§ WHAT IS BEING ASKED
Output the material below unchanged, apart from leaving out the pictures.

━━━━━━━━━━━━━━━━━━━━━━━━━━━━━━

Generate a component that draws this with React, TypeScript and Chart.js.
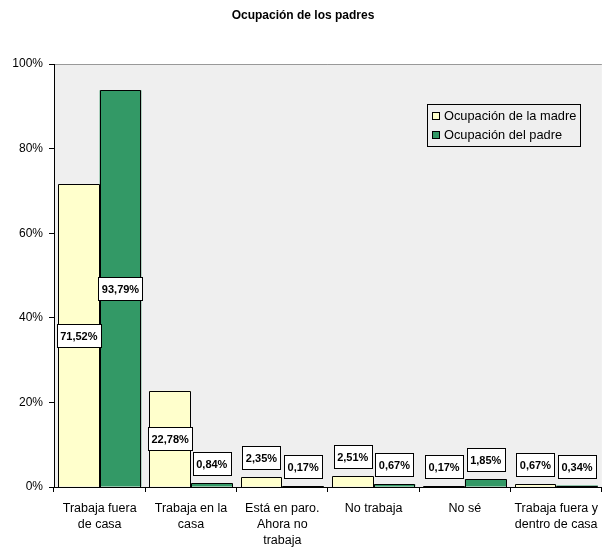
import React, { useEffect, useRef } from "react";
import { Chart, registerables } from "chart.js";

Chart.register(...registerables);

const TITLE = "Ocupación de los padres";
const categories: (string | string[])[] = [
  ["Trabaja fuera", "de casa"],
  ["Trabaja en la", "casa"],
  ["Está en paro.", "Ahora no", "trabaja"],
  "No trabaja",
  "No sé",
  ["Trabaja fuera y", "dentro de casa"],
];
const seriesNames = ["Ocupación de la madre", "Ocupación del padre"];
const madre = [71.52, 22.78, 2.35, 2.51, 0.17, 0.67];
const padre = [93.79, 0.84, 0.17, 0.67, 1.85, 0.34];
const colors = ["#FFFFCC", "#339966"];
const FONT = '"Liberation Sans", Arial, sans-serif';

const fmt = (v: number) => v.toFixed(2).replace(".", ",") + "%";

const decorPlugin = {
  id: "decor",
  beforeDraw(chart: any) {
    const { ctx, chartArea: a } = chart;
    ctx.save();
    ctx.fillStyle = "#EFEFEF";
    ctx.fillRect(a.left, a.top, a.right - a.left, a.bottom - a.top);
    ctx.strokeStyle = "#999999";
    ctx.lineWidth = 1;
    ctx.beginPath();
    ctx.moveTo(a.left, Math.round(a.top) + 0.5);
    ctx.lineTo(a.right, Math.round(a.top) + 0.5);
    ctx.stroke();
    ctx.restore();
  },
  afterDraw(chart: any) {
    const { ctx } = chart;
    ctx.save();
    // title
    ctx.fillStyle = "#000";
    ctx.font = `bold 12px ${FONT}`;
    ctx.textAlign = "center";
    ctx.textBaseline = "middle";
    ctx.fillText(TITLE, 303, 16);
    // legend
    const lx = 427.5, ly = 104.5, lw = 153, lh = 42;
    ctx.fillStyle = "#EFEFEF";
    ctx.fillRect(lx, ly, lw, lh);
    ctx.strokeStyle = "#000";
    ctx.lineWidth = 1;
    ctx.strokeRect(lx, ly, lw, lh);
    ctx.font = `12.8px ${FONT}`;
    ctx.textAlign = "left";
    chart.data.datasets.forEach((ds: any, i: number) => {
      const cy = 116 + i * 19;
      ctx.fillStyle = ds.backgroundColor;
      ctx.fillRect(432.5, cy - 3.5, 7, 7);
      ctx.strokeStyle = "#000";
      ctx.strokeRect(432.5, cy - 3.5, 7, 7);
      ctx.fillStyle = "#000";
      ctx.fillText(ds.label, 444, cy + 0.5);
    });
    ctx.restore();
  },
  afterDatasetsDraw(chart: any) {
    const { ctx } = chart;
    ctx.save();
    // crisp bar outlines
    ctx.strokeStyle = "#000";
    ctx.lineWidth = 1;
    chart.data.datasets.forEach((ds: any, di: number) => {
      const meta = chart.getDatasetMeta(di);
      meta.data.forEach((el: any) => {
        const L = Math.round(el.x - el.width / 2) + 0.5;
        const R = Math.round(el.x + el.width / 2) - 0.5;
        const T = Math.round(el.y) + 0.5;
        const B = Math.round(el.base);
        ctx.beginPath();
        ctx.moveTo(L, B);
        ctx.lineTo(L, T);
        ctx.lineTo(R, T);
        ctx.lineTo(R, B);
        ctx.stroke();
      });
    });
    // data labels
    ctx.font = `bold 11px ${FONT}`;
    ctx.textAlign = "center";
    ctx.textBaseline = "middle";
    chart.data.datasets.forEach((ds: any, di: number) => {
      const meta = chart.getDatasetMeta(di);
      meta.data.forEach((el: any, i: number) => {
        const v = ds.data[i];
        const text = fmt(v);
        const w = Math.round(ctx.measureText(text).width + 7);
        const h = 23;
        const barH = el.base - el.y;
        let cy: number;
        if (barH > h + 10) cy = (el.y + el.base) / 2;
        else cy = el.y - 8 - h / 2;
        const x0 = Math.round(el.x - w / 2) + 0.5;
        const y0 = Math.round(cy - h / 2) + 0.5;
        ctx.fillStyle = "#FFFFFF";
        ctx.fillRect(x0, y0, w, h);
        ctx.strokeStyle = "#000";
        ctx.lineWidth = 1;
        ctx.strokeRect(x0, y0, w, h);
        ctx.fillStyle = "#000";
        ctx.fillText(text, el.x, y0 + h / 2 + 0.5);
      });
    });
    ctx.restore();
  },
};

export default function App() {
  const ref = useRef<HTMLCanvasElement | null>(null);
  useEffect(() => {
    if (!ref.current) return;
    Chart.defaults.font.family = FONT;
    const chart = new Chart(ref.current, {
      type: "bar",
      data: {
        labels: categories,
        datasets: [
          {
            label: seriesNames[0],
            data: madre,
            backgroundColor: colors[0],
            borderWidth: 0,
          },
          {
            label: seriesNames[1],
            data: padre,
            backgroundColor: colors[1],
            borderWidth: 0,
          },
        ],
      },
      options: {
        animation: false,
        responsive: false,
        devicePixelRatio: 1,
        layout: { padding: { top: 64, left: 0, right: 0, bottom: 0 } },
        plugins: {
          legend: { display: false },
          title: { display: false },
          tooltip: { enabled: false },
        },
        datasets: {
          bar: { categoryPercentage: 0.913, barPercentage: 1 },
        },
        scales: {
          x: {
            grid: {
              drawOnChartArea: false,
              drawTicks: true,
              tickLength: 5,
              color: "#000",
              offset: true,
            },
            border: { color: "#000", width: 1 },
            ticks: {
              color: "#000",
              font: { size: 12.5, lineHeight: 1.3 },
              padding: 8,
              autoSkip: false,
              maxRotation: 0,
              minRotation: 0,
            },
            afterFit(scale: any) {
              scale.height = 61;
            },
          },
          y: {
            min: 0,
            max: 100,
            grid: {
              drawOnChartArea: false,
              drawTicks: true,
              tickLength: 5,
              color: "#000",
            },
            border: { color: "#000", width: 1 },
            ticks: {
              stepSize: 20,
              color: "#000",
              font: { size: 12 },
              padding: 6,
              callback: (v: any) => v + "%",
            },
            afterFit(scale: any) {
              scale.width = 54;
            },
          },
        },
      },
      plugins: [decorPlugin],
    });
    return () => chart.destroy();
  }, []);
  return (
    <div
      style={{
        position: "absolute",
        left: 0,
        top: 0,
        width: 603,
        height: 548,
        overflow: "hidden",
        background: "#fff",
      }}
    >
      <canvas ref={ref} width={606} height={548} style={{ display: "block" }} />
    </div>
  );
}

━━━━━━━━━━━━━━━━━━━━━━━━━━━━━━

§ CORRECT RESPONSE
Generate a component that draws this with React, TypeScript and Chart.js.
import React, { useEffect, useRef } from "react";
import { Chart, registerables } from "chart.js";

Chart.register(...registerables);

const TITLE = "Ocupación de los padres";
const categories: (string | string[])[] = [
  ["Trabaja fuera", "de casa"],
  ["Trabaja en la", "casa"],
  ["Está en paro.", "Ahora no", "trabaja"],
  "No trabaja",
  "No sé",
  ["Trabaja fuera y", "dentro de casa"],
];
const seriesNames = ["Ocupación de la madre", "Ocupación del padre"];
const madre = [71.52, 22.78, 2.35, 2.51, 0.17, 0.67];
const padre = [93.79, 0.84, 0.17, 0.67, 1.85, 0.34];
const colors = ["#FFFFCC", "#339966"];
const FONT = '"Liberation Sans", Arial, sans-serif';

const fmt = (v: number) => v.toFixed(2).replace(".", ",") + "%";

const decorPlugin = {
  id: "decor",
  beforeDraw(chart: any) {
    const { ctx, chartArea: a } = chart;
    ctx.save();
    ctx.fillStyle = "#EFEFEF";
    ctx.fillRect(a.left, a.top, a.right - a.left, a.bottom - a.top);
    ctx.strokeStyle = "#999999";
    ctx.lineWidth = 1;
    ctx.beginPath();
    ctx.moveTo(a.left, Math.round(a.top) + 0.5);
    ctx.lineTo(a.right, Math.round(a.top) + 0.5);
    ctx.stroke();
    ctx.restore();
  },
  afterDraw(chart: any) {
    const { ctx } = chart;
    ctx.save();
    // title
    ctx.fillStyle = "#000";
    ctx.font = `bold 12px ${FONT}`;
    ctx.textAlign = "center";
    ctx.textBaseline = "middle";
    ctx.fillText(TITLE, 303, 16);
    // legend
    const lx = 427.5, ly = 104.5, lw = 153, lh = 42;
    ctx.fillStyle = "#EFEFEF";
    ctx.fillRect(lx, ly, lw, lh);
    ctx.strokeStyle = "#000";
    ctx.lineWidth = 1;
    ctx.strokeRect(lx, ly, lw, lh);
    ctx.font = `12.8px ${FONT}`;
    ctx.textAlign = "left";
    chart.data.datasets.forEach((ds: any, i: number) => {
      const cy = 116 + i * 19;
      ctx.fillStyle = ds.backgroundColor;
      ctx.fillRect(432.5, cy - 3.5, 7, 7);
      ctx.strokeStyle = "#000";
      ctx.strokeRect(432.5, cy - 3.5, 7, 7);
      ctx.fillStyle = "#000";
      ctx.fillText(ds.label, 444, cy + 0.5);
    });
    ctx.restore();
  },
  afterDatasetsDraw(chart: any) {
    const { ctx } = chart;
    ctx.save();
    // crisp bar outlines
    ctx.strokeStyle = "#000";
    ctx.lineWidth = 1;
    chart.data.datasets.forEach((ds: any, di: number) => {
      const meta = chart.getDatasetMeta(di);
      meta.data.forEach((el: any) => {
        const L = Math.round(el.x - el.width / 2) + 0.5;
        const R = Math.round(el.x + el.width / 2) - 0.5;
        const T = Math.round(el.y) + 0.5;
        const B = Math.round(el.base);
        ctx.beginPath();
        ctx.moveTo(L, B);
        ctx.lineTo(L, T);
        ctx.lineTo(R, T);
        ctx.lineTo(R, B);
        ctx.stroke();
      });
    });
    // data labels
    ctx.font = `bold 11px ${FONT}`;
    ctx.textAlign = "center";
    ctx.textBaseline = "middle";
    chart.data.datasets.forEach((ds: any, di: number) => {
      const meta = chart.getDatasetMeta(di);
      meta.data.forEach((el: any, i: number) => {
        const v = ds.data[i];
        const text = fmt(v);
        const w = Math.round(ctx.measureText(text).width + 7);
        const h = 23;
        const barH = el.base - el.y;
        let cy: number;
        if (barH > h + 10) cy = (el.y + el.base) / 2;
        else cy = el.y - 8 - h / 2;
        const x0 = Math.round(el.x - w / 2) + 0.5;
        const y0 = Math.round(cy - h / 2) + 0.5;
        ctx.fillStyle = "#FFFFFF";
        ctx.fillRect(x0, y0, w, h);
        ctx.strokeStyle = "#000";
        ctx.lineWidth = 1;
        ctx.strokeRect(x0, y0, w, h);
        ctx.fillStyle = "#000";
        ctx.fillText(text, el.x, y0 + h / 2 + 0.5);
      });
    });
    ctx.restore();
  },
};

export default function App() {
  const ref = useRef<HTMLCanvasElement | null>(null);
  useEffect(() => {
    if (!ref.current) return;
    Chart.defaults.font.family = FONT;
    const chart = new Chart(ref.current, {
      type: "bar",
      data: {
        labels: categories,
        datasets: [
          {
            label: seriesNames[0],
            data: madre,
            backgroundColor: colors[0],
            borderWidth: 0,
          },
          {
            label: seriesNames[1],
            data: padre,
            backgroundColor: colors[1],
            borderWidth: 0,
          },
        ],
      },
      options: {
        animation: false,
        responsive: false,
        devicePixelRatio: 1,
        layout: { padding: { top: 64, left: 0, right: 0, bottom: 0 } },
        plugins: {
          legend: { display: false },
          title: { display: false },
          tooltip: { enabled: false },
        },
        datasets: {
          bar: { categoryPercentage: 0.913, barPercentage: 1 },
        },
        scales: {
          x: {
            grid: {
              drawOnChartArea: false,
              drawTicks: true,
              tickLength: 5,
              color: "#000",
              offset: true,
            },
            border: { color: "#000", width: 1 },
            ticks: {
              color: "#000",
              font: { size: 12.5, lineHeight: 1.3 },
              padding: 8,
              autoSkip: false,
              maxRotation: 0,
              minRotation: 0,
            },
            afterFit(scale: any) {
              scale.height = 61;
            },
          },
          y: {
            min: 0,
            max: 100,
            grid: {
              drawOnChartArea: false,
              drawTicks: true,
              tickLength: 5,
              color: "#000",
            },
            border: { color: "#000", width: 1 },
            ticks: {
              stepSize: 20,
              color: "#000",
              font: { size: 12 },
              padding: 6,
              callback: (v: any) => v + "%",
            },
            afterFit(scale: any) {
              scale.width = 54;
            },
          },
        },
      },
      plugins: [decorPlugin],
    });
    return () => chart.destroy();
  }, []);
  return (
    <div
      style={{
        position: "absolute",
        left: 0,
        top: 0,
        width: 603,
        height: 548,
        overflow: "hidden",
        background: "#fff",
      }}
    >
      <canvas ref={ref} width={606} height={548} style={{ display: "block" }} />
    </div>
  );
}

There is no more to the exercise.